I received an angry call early in the morning today. The caller, a housewife from New Delhi, wanted me to do 'something' to stop newspapers from a vicious campaign to discredit Environment & Forest Minister Jairam Ramesh. "Some newspapers are black-mailing the nation, forcing poisonous food down our throat," she blurted.
"Look, without any shame, these newspapers are saying that the scientists were not heard in the national consultations," and then without any pause, she added: "The GEAC had only heard them, and that is why its scandalous verdict was based on the flawed scientific thinking. ... How can they be so dumb?'
Howsoever I tried to calm her, she was not willing. She was livid, and I could sense the reason for her justifiable anger. Finally, when I told her that we are living in an era when 'paid news' is becoming the norm, she asked: "Oh, you mean you can publish news reports by paying money?"
"Yes", I replied.
"How much would it cost me if we were to also buy news space? she asked.
"Well, why don't you call the editor and ask him?" I told her.
"Oh dear ! How can I ever match the MNCs or the private companies when it comes to paying money?" she said quite helplessly, and then hung up.
I picked up my morning newspapers, and it didn't take me much time to realise why the lady felt outraged. It was only after I was through with my morning chores, and sat down in my terrace to soak a little bit in the sun, with a hot cup of tea in hand, I again opened the newspapers for some serious reading. Tucked in the inner pages of The Hindu I read an interesting report on the new and dominating phenomenon of 'paid news.'
The Hyderabad-dated news report Paid news harming democracy itself, says Press Council states: "The sub-committee constituted by the Press Council of India to examine the phenomenon of 'paid news' during the recent Lok Sabha elections has expressed concern that some media organisations which are expected to set standards have themselves taken the lead in accepting money for the publication of news."

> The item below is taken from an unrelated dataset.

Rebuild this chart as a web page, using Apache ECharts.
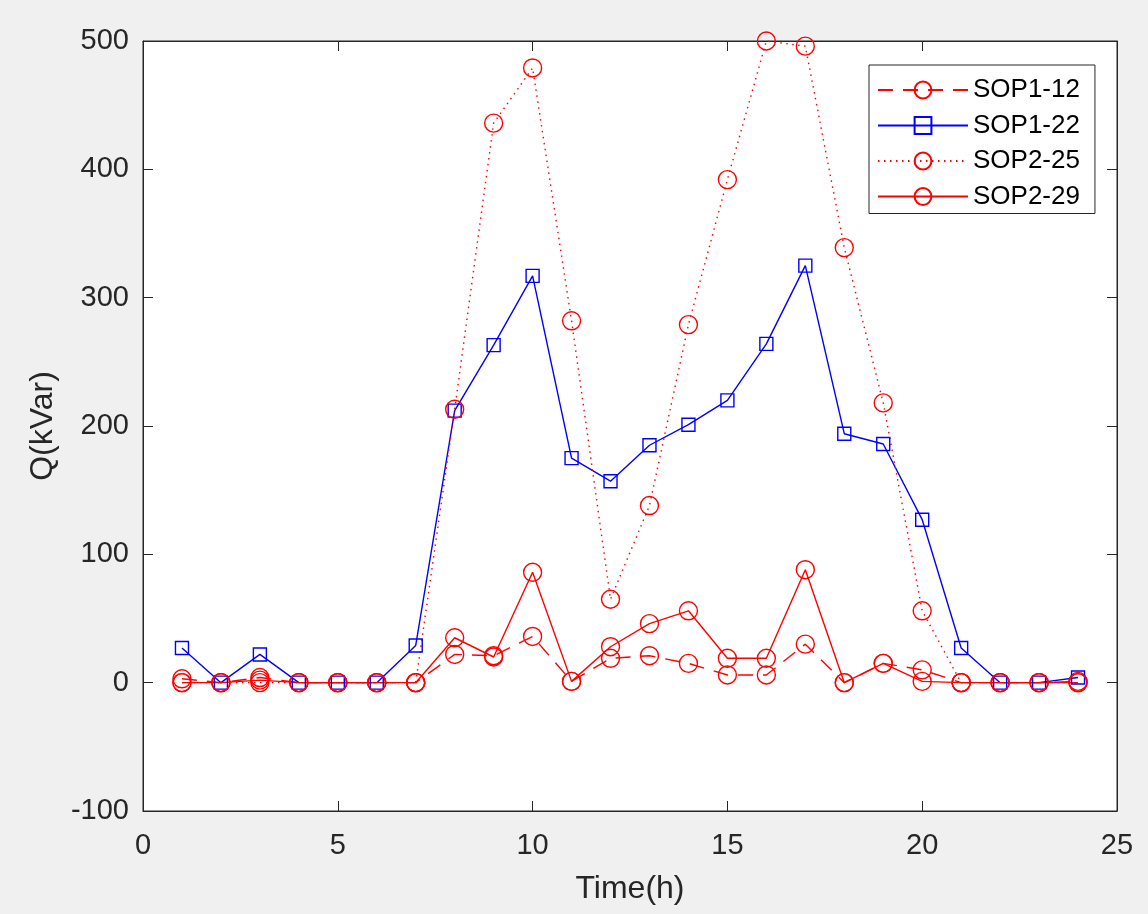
<!DOCTYPE html>
<html>
<head>
<meta charset="utf-8">
<script src="https://cdn.jsdelivr.net/npm/echarts@6/dist/echarts.min.js"></script>
<style>
html,body{margin:0;padding:0;background:#f0f0f0;}
#c{width:1148px;height:914px;}
</style>
</head>
<body>
<div id="c"></div>
<script>
const hours = [1,2,3,4,5,6,7,8,9,10,11,12,13,14,15,16,17,18,19,20,21,22,23,24];
const seriesNames = ['SOP1-12','SOP1-22','SOP2-25','SOP2-29'];
const sop1_12 = [3,0,4,0,0,0,0,22,21,36,1,19,21,15,6,6,30,0,15,10,0,0,0,1];
const sop1_22 = [27,0,22,0,0,0,29,212,263,317,175,157,185,201,220,264,325,194,186,127,27,0,0,4];
const sop2_25 = [0,0,0,0,0,0,0,213,436,479,282,65,138,279,392,500,496,339,218,56,0,0,0,0];
const sop2_29 = [0,0,2,0,0,0,0,35,20,86,1,28,46,56,19,19,88,0,15,1,0,0,0,0];
const xTicks = {min:0, max:25, interval:5};
const yTicks = {min:-100, max:500, interval:100};

const pairs = v => hours.map((h,i)=>[h,v[i]]);
const RED='#ff0000', BLUE='#0000ff', AX='#262626';
const FONT='Liberation Sans';

function mk(name, vals, color, symbol, size, ltype){
  return {
    name, type:'line', data:pairs(vals), symbol, symbolSize:size,
    showAllSymbol:true, animation:false, clip:false,
    lineStyle:{color, width:1.4, type:ltype},
    itemStyle:{color:'rgba(0,0,0,0)', borderColor:color, borderWidth:1.4},
    emphasis:{disabled:true}
  };
}

const chart = echarts.init(document.getElementById('c'));
const axisCommon = {
  axisLine:{show:true, onZero:false, lineStyle:{color:AX, width:1}},
  axisTick:{show:true, inside:true, length:10, lineStyle:{color:AX, width:1}},
  splitLine:{show:false}
};
chart.setOption({
  backgroundColor:'#f0f0f0',
  animation:false,
  grid:{left:143, right:31, top:41, bottom:103, show:true, backgroundColor:'#ffffff', borderColor:AX, borderWidth:1},
  legend:{
    data:seriesNames, orient:'vertical', left:869, top:65,
    backgroundColor:'#ffffff', borderColor:AX, borderWidth:1,
    padding:[12,15,4,8], itemGap:9.5, itemWidth:90, itemHeight:21,
    borderRadius:0,
    textStyle:{fontFamily:FONT, fontSize:26, color:'#000000'}
  },
  xAxis:[
    Object.assign({type:'value', position:'bottom', min:xTicks.min, max:xTicks.max, interval:xTicks.interval,
      name:'Time(h)', nameLocation:'middle', nameGap:62,
      nameTextStyle:{fontFamily:FONT, fontSize:32, color:AX},
      axisLabel:{fontFamily:FONT, fontSize:29, color:AX, margin:20}}, axisCommon),
    Object.assign({type:'value', position:'top', min:xTicks.min, max:xTicks.max, interval:xTicks.interval,
      axisLabel:{show:false}}, axisCommon)
  ],
  yAxis:[
    Object.assign({type:'value', position:'left', min:yTicks.min, max:yTicks.max, interval:yTicks.interval,
      name:'Q(kVar)', nameLocation:'middle', nameGap:84, nameRotate:90,
      nameTextStyle:{fontFamily:FONT, fontSize:32, color:AX},
      axisLabel:{fontFamily:FONT, fontSize:29, color:AX, margin:14}}, axisCommon),
    Object.assign({type:'value', position:'right', min:yTicks.min, max:yTicks.max, interval:yTicks.interval,
      axisLabel:{show:false}}, axisCommon)
  ],
  series:[
    mk(seriesNames[0], sop1_12, RED, 'circle', 18, [15,10]),
    mk(seriesNames[1], sop1_22, BLUE, 'rect', 13, 'solid'),
    mk(seriesNames[2], sop2_25, RED, 'circle', 18, [1.5,4.5]),
    mk(seriesNames[3], sop2_29, RED, 'circle', 18, 'solid')
  ]
});
</script>
</body>
</html>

"The paid news phenomenon is not only eroding the confidence of the people in the media, but is hurting and harming democracy itself," sub-committee member Pranjoy Guha Thakurta was quoted as saying in the report. Mr Thakurta was also quoted saying the examination of the phenomenon posed a big problem as "there will be no material evidence and whatever is available is circumstantial." There is no cheque payment and the receipts the panel managed to get were not genuine, he added.
Now I am not suggesting that the orchestrated media reports that we see are 'paid' but certainly you can not rule out the possibility. We also know that many media houses have got into collaboration with business houses in the name of marketing and promotion.
Well, this also takes me back to another phenomenon that the world is increasingly witnessing (and not only in India). This is the phenomenon of 'paid science'.
Just think. When a private company invests money in a particular research subject, its interest is obviously to ensure that the final product is commercialised. Under the so-called public-private partnership (PPP) in research, the private company makes an investment only in that kind of research where it expects profits to flow. We have ample examples when the data is manipulated or shrouded under cover by these private companies. We also have numerous examples of how the companies tailor their research to suit a specific objective.
Well, shouldn't that be called 'paid science'?
If 'paid news' is bad for the democracy, I wonder how 'paid science' is acceptable. Or is it that we didn't ever think of private investment in science as 'paid science'.